As you might imagine, paintings take a central role in visionary filmmaker Julian Schnabel’s Basquiat (1996)—his cinematic portrait of his fellow artist and friend Jean-Michel Basquiat, who died in 1988, at the age of twenty-seven, of a heroin overdose. Toward the end of the film, the character Albert Milo (a thinly veiled Schnabel surrogate) speaks about painting on a backdrop from a Kabuki theater in Japan. “A rebirth painting,” exclaims Milo, played by Gary Oldman in one of his indelible characterizations. Twenty-eight years after it was first released, Basquiat has been newly restored in black and white, from a 4K scan created from the original camera negative, under Schnabel’s supervision. And when I saw this shimmering and immediate new version, that scene struck me as prophetic about the film’s current reinvention. “It is a rebirth of a film,” Schnabel confides to me.

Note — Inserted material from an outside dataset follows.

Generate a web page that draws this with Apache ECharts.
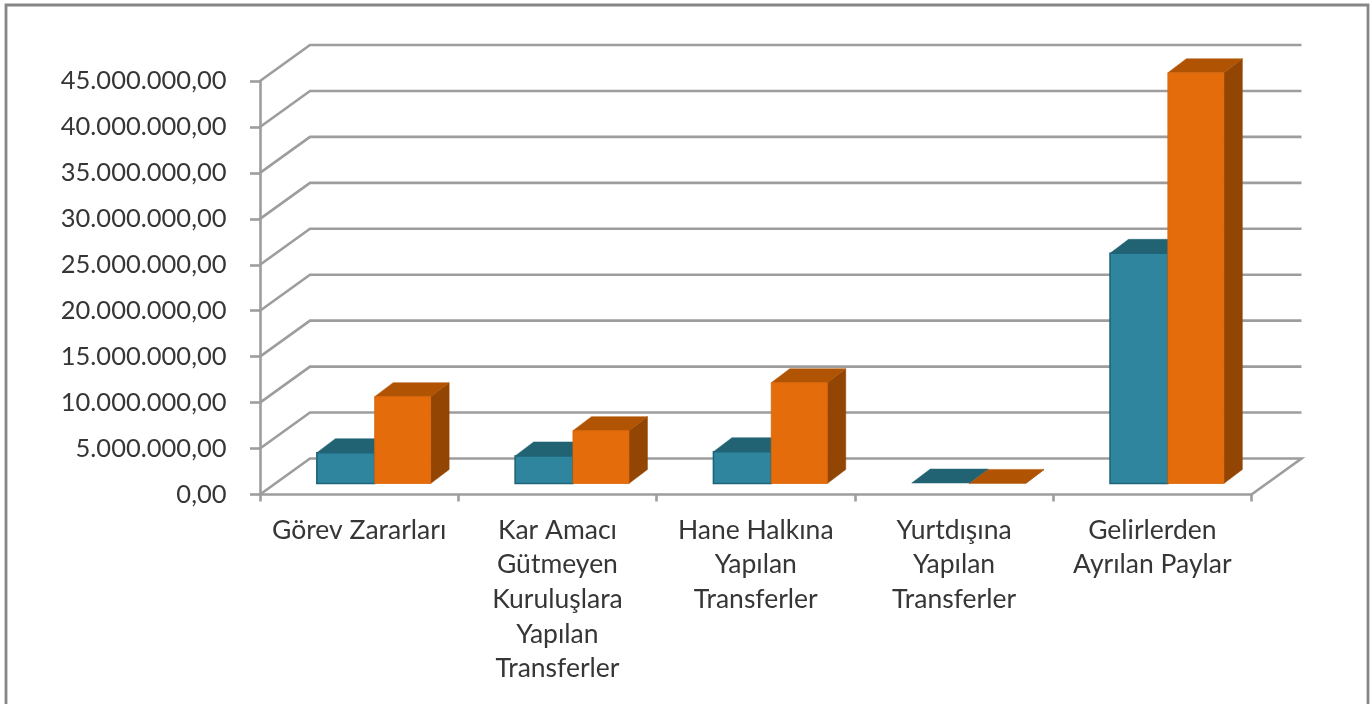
<!DOCTYPE html>
<html><head><meta charset="utf-8">
<style>html,body{margin:0;padding:0;background:#fff;overflow:hidden}#c{width:1372px;height:704px;filter:blur(0.45px)}</style>
<script src="https://cdn.jsdelivr.net/npm/echarts@6/dist/echarts.min.js"></script>
</head><body><div id="c"></div>
<script>
const categories = ['Görev Zararları','Kar Amacı\nGütmeyen\nKuruluşlara\nYapılan\nTransferler','Hane Halkına\nYapılan\nTransferler','Yurtdışına\nYapılan\nTransferler','Gelirlerden\nAyrılan Paylar'];
const seriesTeal = [3350000, 3000000, 3460000, 50000, 25050000];
const seriesOrange = [9450000, 5750000, 10970000, 10000, 44700000];
const tickValues = [0,5000000,10000000,15000000,20000000,25000000,30000000,35000000,40000000,45000000];

const WALL_DX = 50, WALL_DY = -36;      // wall depth on screen
const BAR_DX = 15.5, BAR_DY = -11;      // front plane of bars within the depth
const SIDE_DX = 18.5, SIDE_DY = -14;    // depth of each bar
const TEAL_FRACTION = 57.8 / 198.3, ORANGE_FRACTION = 56 / 198.3;
const LINE = '#9d9d9d';

const fmt = v => v.toFixed(2).replace('.', ',').replace(/\B(?=(\d{3})+(?!\d))/g, '.');
const poly = (pts, fill) => ({type:'polygon', shape:{points:pts}, style:{fill, stroke:fill, lineWidth:0.5}});

function barRenderer(side, fraction, c) {
  return function (params, api) {
    const i = api.value(0), v = api.value(1);
    const top = api.coord([i, v]), base = api.coord([i, 0]);
    const w = api.size([1, 0])[0] * fraction;
    const xc = top[0] + BAR_DX;
    const x0 = side < 0 ? xc - w : xc, x1 = x0 + w;
    const yT = top[1] + BAR_DY, yB = base[1] + BAR_DY;
    const children = [];
    children.push(poly([[x1,yB],[x1+SIDE_DX,yB+SIDE_DY],[x1+SIDE_DX,yT+SIDE_DY],[x1,yT]], c.side));
    children.push(poly([[x0,yT],[x1,yT],[x1+SIDE_DX,yT+SIDE_DY],[x0+SIDE_DX,yT+SIDE_DY]], c.top));
    if (yB - yT > 1) children.push({type:'rect', shape:{x:x0,y:yT,width:w,height:yB-yT}, style:{fill:c.front, stroke:c.edge, lineWidth:c.lw}});
    return {type:'group', children};
  };
}

function gridRenderer(params, api) {
  const g = params.coordSys, v = api.value(1);
  const y = api.coord([0, v])[1];
  const pts = [[g.x, y],[g.x + WALL_DX, y + WALL_DY],[g.x + g.width + WALL_DX, y + WALL_DY]];
  if (v === 0) pts.push([g.x + g.width, y]);
  return {type:'polyline', shape:{points:pts}, style:{fill:null, stroke:LINE, lineWidth:2.6}};
}

const chart = echarts.init(document.getElementById('c'), null, {renderer:'canvas'});
chart.setOption({
  animation:false,
  backgroundColor:'#fff',
  graphic:[{type:'rect', silent:true, z:0, shape:{x:6,y:5,width:1362,height:740}, style:{fill:'none', stroke:'#868686', lineWidth:2.8}}],
  grid:{left:260, top:81, width:991.5, height:413.5, containLabel:false},
  xAxis:{type:'category', data:categories,
    axisLine:{lineStyle:{color:LINE, width:2.6}},
    axisTick:{show:true, length:7, lineStyle:{color:LINE, width:2.6}},
    axisLabel:{interval:0, color:'#363636', fontFamily:'Lato', fontSize:26.5, lineHeight:34.6, margin:18.5, verticalAlign:'top', hideOverlap:false}},
  yAxis:{type:'value', min:0, max:45000000, interval:5000000,
    splitLine:{show:false},
    axisLine:{show:true, lineStyle:{color:LINE, width:2.6}},
    axisTick:{show:true, length:10, lineStyle:{color:LINE, width:2.6}},
    axisLabel:{color:'#363636', fontFamily:'Lato', fontSize:25.5, margin:33.5, formatter:fmt}},
  series:[
    {type:'custom', name:'wall', z:1, renderItem:gridRenderer, encode:{x:0,y:1}, silent:true,
      data:tickValues.map(v=>[0,v])},
    {type:'custom', name:'Teal', z:2, renderItem:barRenderer(-1,TEAL_FRACTION,{front:'#2f859e',top:'#226373',side:'#1f5a6a',edge:'#1f6478',lw:1.6}), encode:{x:0,y:1},
      data:categories.map((c,i)=>[i,seriesTeal[i]])},
    {type:'custom', name:'Orange', z:3, renderItem:barRenderer(1,ORANGE_FRACTION,{front:'#e46c0a',top:'#b05404',side:'#934504',edge:'#d9660a',lw:0.8}), encode:{x:0,y:1},
      data:categories.map((c,i)=>[i,seriesOrange[i]])}
  ]
});
</script></body></html>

A few years back, at a screening of the original film in Montauk, New York (where Schnabel has a studio), there was an issue with the projector that resulted in the movie being shown in black and white; Schnabel saw his directorial debut in a different light. “It is a reexamination of a recorded thing that carries and reveals a hidden life that has been dormant or waiting to be revealed for twenty-five years,” he elucidates.
One of the great pleasures of cinema is revisiting a beloved film, and as we mature, so does our experience of each new encounter—we discover meaning and nuances never seen before. It is we who change, not the artwork. With this fresh rendering of Basquiat, however, we’re seeing an alternate vision of the film—one that affects us in a completely different way from the original. Where the first one was energetic and kinetic, this revision is bathed in melancholia and pathos. “I think the films stand by themselves and, yes, side by side,” says Schnabel. “The sensation of the original movie is more joyful, more pastoral and optimistic. This black-and-white version is more sad—more realistic and true in an introspective way. We’re exploring two aspects of this artist.”